═══ Available data ═══

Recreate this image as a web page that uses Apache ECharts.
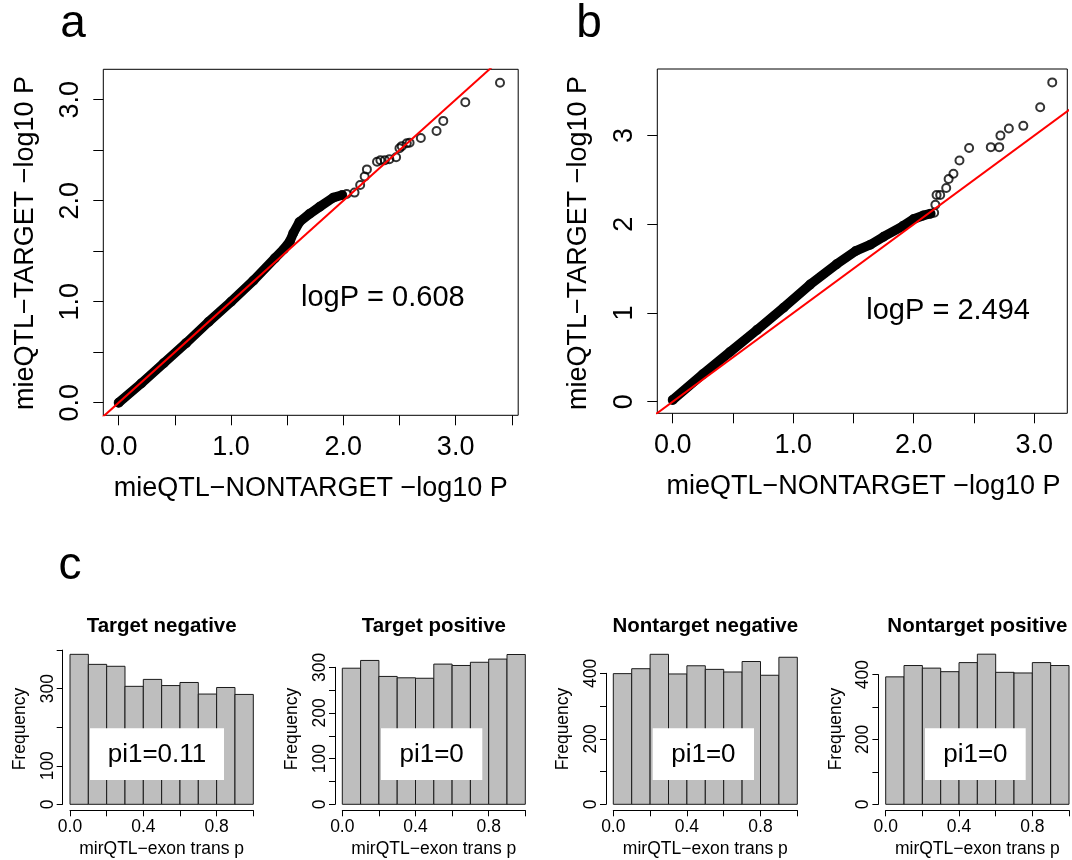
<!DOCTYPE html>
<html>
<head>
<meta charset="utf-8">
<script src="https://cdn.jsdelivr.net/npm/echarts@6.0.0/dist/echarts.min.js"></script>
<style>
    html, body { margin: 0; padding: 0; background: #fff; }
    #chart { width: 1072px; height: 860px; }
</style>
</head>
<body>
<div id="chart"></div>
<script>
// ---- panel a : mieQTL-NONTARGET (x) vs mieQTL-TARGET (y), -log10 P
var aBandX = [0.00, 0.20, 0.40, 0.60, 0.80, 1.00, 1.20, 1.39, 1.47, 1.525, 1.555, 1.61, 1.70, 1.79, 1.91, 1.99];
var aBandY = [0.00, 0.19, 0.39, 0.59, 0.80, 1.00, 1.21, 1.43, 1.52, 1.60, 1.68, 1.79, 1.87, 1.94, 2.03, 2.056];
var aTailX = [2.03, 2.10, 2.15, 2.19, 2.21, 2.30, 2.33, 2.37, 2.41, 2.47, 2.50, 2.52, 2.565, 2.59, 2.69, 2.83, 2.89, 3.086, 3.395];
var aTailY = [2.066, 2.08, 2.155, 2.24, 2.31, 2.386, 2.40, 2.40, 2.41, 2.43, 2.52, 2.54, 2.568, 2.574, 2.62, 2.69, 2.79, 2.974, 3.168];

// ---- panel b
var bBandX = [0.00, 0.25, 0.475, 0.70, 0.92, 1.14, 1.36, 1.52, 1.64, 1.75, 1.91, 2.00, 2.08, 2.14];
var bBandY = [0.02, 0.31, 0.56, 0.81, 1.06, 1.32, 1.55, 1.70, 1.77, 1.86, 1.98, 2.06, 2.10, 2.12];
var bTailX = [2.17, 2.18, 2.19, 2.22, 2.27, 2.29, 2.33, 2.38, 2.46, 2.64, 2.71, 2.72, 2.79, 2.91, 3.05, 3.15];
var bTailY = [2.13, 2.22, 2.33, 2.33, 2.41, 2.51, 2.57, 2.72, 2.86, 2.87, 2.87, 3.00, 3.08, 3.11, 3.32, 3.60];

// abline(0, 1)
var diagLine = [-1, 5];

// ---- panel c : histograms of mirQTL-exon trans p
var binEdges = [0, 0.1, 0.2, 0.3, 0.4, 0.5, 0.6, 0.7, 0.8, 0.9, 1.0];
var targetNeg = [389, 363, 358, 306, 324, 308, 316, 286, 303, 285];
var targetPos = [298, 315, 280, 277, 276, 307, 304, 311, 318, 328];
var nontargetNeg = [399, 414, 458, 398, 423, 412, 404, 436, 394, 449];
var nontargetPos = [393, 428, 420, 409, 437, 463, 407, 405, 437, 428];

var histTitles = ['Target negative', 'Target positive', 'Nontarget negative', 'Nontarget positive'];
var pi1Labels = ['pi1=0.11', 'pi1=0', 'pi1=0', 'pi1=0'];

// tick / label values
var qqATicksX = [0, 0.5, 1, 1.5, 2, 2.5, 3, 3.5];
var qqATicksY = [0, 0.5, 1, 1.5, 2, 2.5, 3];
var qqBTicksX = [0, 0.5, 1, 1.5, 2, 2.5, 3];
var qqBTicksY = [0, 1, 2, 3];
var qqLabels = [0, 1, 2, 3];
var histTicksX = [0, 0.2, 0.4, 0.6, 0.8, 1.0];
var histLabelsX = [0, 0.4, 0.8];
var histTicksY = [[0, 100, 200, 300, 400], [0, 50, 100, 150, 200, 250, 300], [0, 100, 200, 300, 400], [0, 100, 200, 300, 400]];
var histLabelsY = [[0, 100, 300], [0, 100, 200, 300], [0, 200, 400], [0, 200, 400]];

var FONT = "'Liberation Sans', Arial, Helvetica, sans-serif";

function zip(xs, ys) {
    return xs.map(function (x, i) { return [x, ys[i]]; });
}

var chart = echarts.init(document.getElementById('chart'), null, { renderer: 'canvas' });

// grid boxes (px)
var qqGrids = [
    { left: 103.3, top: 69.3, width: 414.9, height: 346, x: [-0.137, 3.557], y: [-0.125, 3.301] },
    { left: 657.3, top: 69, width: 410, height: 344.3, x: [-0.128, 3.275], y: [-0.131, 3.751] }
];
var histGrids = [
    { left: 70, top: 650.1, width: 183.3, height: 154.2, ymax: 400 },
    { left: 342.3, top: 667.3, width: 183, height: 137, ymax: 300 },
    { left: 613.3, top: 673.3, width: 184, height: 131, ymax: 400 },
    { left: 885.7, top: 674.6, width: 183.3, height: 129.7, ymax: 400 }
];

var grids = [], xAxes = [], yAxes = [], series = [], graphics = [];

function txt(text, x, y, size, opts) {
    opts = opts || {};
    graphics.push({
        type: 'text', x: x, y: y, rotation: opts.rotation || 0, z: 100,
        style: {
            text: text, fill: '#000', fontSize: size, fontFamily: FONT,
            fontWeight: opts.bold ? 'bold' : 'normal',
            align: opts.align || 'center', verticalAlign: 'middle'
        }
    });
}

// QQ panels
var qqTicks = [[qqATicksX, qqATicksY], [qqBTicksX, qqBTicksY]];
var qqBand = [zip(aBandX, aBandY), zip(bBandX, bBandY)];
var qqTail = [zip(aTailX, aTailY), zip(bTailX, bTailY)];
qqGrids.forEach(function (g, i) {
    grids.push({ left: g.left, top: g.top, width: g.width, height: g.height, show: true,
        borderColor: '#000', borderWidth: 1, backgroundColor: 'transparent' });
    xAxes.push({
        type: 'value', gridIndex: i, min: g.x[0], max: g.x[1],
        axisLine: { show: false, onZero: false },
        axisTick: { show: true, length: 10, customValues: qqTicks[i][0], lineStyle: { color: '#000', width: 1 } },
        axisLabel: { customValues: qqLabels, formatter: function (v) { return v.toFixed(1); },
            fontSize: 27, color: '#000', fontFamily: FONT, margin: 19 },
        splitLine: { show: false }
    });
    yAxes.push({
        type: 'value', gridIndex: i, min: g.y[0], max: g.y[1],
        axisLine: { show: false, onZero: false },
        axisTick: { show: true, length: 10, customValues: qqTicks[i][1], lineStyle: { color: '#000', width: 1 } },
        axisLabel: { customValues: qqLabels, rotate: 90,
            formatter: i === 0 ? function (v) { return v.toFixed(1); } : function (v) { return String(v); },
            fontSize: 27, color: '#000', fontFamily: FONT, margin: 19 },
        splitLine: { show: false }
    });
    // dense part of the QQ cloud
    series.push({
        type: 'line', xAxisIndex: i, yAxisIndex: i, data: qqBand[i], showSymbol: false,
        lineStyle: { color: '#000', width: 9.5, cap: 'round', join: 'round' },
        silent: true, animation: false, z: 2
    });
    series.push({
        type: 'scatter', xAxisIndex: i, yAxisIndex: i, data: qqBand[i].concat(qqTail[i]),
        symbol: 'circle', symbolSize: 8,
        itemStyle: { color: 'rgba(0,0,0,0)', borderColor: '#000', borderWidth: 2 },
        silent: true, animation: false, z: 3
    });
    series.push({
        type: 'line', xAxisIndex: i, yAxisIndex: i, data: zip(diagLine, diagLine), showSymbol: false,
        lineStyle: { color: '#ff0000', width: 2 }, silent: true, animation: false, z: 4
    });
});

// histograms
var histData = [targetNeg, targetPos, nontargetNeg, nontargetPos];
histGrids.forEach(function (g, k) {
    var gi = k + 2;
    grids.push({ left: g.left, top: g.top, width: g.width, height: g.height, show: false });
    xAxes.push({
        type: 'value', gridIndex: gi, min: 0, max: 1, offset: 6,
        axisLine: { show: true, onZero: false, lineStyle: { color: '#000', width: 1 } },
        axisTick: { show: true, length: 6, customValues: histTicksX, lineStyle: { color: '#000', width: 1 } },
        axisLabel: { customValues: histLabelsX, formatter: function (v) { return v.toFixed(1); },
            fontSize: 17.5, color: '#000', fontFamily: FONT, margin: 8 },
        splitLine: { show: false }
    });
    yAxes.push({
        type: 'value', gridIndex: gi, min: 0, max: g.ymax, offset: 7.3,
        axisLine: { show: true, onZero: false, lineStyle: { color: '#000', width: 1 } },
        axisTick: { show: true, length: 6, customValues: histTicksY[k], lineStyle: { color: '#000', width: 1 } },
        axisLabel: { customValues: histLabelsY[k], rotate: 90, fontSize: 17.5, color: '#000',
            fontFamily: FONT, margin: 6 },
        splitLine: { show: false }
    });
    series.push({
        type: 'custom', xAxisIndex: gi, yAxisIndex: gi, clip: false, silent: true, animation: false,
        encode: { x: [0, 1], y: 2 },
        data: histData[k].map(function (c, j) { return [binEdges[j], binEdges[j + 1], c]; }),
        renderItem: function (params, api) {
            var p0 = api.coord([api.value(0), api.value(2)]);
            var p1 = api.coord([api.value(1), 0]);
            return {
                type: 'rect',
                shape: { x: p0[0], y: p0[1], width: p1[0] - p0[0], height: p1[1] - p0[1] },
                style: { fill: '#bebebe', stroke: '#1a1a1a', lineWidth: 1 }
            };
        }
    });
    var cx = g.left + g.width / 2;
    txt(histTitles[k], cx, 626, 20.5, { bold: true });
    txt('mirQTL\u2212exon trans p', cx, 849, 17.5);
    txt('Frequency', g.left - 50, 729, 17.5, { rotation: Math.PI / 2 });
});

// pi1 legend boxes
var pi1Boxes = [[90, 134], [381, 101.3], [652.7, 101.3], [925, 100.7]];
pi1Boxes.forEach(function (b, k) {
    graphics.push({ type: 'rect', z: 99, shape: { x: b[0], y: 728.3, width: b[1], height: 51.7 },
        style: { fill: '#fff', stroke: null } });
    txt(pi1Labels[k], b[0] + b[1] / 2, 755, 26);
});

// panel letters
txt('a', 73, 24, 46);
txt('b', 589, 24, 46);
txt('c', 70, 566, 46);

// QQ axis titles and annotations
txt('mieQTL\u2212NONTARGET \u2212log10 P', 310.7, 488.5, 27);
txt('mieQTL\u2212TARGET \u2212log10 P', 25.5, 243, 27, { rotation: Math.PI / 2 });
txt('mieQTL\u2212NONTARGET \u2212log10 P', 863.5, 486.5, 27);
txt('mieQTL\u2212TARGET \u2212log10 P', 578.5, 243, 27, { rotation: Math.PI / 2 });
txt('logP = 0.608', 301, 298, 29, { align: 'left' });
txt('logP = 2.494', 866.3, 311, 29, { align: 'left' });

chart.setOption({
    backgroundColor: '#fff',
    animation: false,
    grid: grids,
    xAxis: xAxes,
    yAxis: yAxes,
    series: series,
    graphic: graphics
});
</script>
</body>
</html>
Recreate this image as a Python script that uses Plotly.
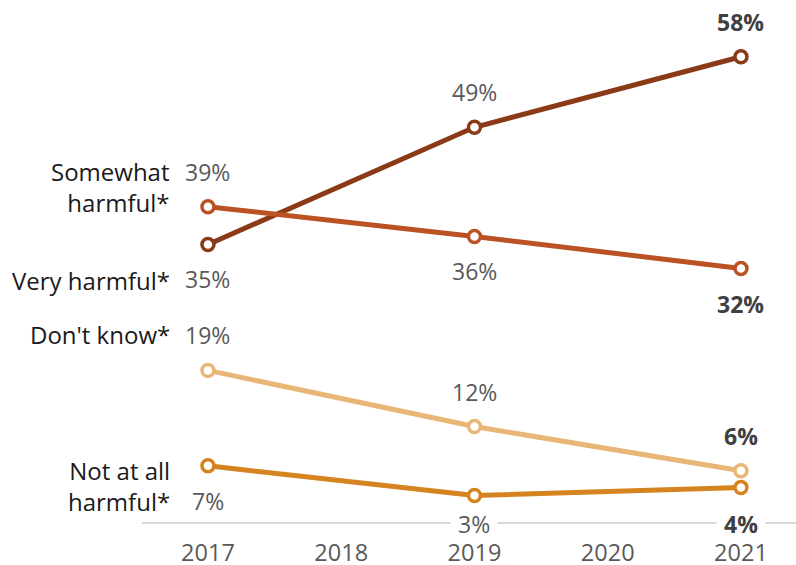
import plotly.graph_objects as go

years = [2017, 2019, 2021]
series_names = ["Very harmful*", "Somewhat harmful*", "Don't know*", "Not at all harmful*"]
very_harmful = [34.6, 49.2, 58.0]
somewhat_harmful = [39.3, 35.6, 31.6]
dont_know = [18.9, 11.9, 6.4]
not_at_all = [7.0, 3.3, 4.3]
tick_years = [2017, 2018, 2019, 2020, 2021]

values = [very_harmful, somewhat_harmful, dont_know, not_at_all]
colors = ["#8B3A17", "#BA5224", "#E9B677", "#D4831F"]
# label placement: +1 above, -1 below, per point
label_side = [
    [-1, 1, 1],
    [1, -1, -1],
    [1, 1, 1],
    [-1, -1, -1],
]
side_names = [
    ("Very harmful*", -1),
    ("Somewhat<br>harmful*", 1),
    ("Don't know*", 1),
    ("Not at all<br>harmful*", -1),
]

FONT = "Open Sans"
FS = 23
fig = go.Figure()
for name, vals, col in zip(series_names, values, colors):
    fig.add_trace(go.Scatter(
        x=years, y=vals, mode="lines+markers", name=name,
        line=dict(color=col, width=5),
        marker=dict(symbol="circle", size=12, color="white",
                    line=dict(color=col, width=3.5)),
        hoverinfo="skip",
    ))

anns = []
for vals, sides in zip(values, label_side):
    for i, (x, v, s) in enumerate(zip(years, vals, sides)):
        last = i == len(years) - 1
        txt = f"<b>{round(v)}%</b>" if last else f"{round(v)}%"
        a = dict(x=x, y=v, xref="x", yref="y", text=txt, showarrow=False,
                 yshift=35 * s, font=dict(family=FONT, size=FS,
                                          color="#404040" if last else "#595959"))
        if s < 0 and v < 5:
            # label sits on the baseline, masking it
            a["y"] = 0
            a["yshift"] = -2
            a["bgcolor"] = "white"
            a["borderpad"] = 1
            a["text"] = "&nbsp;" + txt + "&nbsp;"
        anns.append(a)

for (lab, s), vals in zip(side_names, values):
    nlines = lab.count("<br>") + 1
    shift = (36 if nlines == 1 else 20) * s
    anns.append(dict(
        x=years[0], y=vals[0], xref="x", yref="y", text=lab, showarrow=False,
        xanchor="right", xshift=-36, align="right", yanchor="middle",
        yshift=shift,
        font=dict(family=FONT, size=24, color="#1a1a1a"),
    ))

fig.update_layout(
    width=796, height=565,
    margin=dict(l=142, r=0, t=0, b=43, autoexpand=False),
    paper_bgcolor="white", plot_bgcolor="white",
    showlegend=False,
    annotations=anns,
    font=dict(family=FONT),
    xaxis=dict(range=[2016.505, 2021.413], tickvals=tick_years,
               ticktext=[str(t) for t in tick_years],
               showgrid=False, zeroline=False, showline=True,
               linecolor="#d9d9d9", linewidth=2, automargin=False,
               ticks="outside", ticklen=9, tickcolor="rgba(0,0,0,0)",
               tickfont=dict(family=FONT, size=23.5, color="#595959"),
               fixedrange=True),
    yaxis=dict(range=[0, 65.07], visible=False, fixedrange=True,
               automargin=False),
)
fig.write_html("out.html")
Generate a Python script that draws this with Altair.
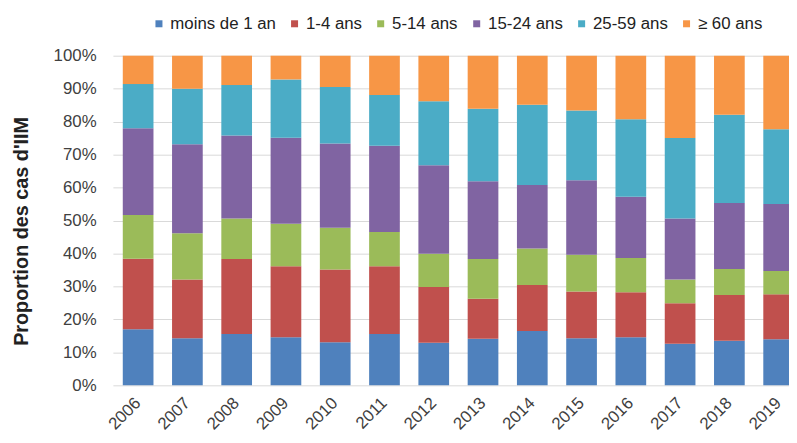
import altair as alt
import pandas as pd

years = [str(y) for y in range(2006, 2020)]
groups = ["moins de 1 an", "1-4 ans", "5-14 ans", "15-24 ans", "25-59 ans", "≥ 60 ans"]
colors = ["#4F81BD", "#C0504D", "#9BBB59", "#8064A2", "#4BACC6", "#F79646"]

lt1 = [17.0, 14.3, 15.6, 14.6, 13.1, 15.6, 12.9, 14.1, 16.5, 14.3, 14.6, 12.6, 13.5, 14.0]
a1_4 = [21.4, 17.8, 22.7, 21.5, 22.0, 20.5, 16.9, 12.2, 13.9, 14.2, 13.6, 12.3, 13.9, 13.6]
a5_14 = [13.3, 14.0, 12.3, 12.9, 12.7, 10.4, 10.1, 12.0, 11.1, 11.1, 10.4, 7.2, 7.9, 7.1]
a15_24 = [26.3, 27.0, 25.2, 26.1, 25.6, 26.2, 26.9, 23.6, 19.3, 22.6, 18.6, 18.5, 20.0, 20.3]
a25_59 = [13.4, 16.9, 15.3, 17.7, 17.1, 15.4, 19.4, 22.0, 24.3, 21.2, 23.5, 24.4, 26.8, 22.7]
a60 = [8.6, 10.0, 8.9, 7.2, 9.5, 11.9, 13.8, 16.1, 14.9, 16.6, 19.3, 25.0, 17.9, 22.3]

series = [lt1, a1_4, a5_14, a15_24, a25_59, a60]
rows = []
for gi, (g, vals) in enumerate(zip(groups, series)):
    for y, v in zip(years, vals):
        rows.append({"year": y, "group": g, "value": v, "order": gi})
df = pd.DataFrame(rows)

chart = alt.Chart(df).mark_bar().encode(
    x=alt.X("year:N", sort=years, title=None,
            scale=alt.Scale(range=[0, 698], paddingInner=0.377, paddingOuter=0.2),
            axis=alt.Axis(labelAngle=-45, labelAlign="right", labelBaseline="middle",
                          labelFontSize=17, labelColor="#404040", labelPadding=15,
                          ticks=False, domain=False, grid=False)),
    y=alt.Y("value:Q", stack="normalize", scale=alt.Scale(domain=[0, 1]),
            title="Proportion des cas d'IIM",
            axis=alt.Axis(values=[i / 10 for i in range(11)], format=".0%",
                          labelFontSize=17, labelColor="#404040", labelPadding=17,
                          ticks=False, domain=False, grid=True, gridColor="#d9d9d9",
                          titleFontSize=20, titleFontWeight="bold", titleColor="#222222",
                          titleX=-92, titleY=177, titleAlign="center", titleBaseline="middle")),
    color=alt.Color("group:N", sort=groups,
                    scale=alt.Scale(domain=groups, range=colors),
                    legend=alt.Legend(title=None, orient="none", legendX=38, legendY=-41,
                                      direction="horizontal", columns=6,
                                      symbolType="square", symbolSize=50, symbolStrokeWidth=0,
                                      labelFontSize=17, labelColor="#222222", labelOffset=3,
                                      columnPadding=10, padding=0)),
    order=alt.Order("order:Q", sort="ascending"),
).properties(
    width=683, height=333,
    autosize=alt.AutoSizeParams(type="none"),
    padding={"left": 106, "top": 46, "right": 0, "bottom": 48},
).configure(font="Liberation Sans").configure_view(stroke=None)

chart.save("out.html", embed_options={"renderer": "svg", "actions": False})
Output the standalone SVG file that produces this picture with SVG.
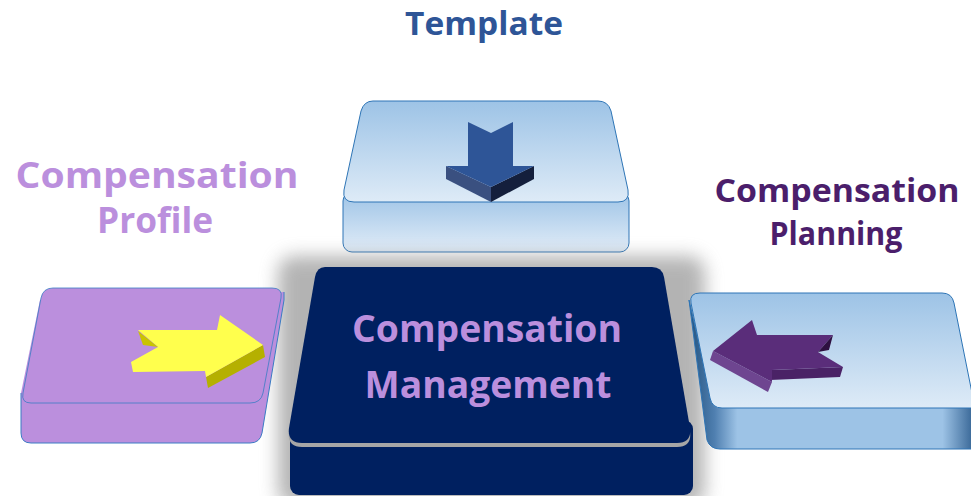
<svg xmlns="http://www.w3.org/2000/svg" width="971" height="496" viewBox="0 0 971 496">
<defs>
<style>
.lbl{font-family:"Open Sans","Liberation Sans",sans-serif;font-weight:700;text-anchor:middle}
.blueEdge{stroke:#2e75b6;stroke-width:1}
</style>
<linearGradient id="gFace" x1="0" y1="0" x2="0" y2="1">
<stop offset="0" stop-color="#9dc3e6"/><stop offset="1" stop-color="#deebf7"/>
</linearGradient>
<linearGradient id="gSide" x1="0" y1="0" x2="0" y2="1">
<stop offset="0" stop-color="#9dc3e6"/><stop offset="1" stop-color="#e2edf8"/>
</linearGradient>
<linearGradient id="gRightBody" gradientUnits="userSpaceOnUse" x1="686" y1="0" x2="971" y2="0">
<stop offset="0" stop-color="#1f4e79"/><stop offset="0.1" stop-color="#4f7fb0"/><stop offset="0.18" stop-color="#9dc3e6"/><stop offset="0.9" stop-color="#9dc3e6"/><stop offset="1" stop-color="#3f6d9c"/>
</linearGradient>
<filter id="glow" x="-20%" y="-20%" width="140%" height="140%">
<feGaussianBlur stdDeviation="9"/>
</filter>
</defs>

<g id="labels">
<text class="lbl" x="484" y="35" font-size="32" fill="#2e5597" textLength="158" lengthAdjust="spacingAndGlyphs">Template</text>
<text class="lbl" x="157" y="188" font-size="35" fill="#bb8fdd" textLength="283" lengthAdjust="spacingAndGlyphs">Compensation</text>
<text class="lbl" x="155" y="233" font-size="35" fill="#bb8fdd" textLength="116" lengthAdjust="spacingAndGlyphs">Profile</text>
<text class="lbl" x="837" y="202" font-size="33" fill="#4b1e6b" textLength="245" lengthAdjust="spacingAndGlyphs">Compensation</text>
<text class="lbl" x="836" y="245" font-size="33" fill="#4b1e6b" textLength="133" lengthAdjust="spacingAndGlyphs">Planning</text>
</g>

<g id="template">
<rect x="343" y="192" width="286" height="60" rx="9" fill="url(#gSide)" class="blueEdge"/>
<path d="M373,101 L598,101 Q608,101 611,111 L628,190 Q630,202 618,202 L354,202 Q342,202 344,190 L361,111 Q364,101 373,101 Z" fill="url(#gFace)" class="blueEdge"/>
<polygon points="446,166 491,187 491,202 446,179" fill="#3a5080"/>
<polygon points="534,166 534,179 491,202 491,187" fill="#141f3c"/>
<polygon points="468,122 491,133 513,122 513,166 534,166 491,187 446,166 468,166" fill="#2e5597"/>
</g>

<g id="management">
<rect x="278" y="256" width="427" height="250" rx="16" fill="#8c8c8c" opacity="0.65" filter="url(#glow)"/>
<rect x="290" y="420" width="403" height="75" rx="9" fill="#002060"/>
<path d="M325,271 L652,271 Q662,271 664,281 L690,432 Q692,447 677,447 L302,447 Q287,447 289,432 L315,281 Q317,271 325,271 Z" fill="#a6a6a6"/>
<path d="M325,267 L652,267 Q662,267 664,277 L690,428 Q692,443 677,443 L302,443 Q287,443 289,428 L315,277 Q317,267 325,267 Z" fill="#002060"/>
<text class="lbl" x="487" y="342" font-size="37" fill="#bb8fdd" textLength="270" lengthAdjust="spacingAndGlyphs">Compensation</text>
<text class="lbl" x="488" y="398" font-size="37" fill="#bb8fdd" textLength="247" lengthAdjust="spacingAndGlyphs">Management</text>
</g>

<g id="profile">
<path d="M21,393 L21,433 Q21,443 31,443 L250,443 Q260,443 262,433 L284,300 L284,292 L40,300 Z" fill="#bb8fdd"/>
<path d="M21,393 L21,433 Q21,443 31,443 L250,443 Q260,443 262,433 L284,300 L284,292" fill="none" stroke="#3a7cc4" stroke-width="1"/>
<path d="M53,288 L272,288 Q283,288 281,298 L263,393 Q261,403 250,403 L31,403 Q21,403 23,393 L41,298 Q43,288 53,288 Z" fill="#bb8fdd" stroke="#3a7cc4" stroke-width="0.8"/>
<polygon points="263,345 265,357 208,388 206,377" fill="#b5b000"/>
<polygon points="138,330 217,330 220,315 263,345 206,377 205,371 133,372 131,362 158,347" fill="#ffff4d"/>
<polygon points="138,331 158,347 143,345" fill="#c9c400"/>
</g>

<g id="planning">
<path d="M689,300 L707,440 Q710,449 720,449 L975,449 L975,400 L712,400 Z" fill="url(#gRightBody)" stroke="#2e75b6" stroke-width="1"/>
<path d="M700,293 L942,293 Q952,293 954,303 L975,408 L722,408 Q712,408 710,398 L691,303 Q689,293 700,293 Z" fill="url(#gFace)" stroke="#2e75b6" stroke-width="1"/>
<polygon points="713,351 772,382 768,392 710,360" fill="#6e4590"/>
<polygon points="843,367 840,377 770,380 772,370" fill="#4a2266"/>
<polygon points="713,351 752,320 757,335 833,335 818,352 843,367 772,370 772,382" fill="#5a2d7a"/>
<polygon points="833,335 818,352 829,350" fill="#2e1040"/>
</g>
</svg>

═══

_The task_
Above are some records. Output exactly the lines from the one that contains "Recreate this image as a Python" to the one that contains "anns.append(a)", keeping both, and omit the pictures.

_Solution for this exercise_
Recreate this image as a Python script that uses Plotly.
import plotly.graph_objects as go

years = [2017, 2019, 2021]
series_names = ["Very harmful*", "Somewhat harmful*", "Don't know*", "Not at all harmful*"]
very_harmful = [34.6, 49.2, 58.0]
somewhat_harmful = [39.3, 35.6, 31.6]
dont_know = [18.9, 11.9, 6.4]
not_at_all = [7.0, 3.3, 4.3]
tick_years = [2017, 2018, 2019, 2020, 2021]

values = [very_harmful, somewhat_harmful, dont_know, not_at_all]
colors = ["#8B3A17", "#BA5224", "#E9B677", "#D4831F"]
# label placement: +1 above, -1 below, per point
label_side = [
    [-1, 1, 1],
    [1, -1, -1],
    [1, 1, 1],
    [-1, -1, -1],
]
side_names = [
    ("Very harmful*", -1),
    ("Somewhat<br>harmful*", 1),
    ("Don't know*", 1),
    ("Not at all<br>harmful*", -1),
]

FONT = "Open Sans"
FS = 23
fig = go.Figure()
for name, vals, col in zip(series_names, values, colors):
    fig.add_trace(go.Scatter(
        x=years, y=vals, mode="lines+markers", name=name,
        line=dict(color=col, width=5),
        marker=dict(symbol="circle", size=12, color="white",
                    line=dict(color=col, width=3.5)),
        hoverinfo="skip",
    ))

anns = []
for vals, sides in zip(values, label_side):
    for i, (x, v, s) in enumerate(zip(years, vals, sides)):
        last = i == len(years) - 1
        txt = f"<b>{round(v)}%</b>" if last else f"{round(v)}%"
        a = dict(x=x, y=v, xref="x", yref="y", text=txt, showarrow=False,
                 yshift=35 * s, font=dict(family=FONT, size=FS,
                                          color="#404040" if last else "#595959"))
        if s < 0 and v < 5:
            # label sits on the baseline, masking it
            a["y"] = 0
            a["yshift"] = -2
            a["bgcolor"] = "white"
            a["borderpad"] = 1
            a["text"] = "&nbsp;" + txt + "&nbsp;"
        anns.append(a)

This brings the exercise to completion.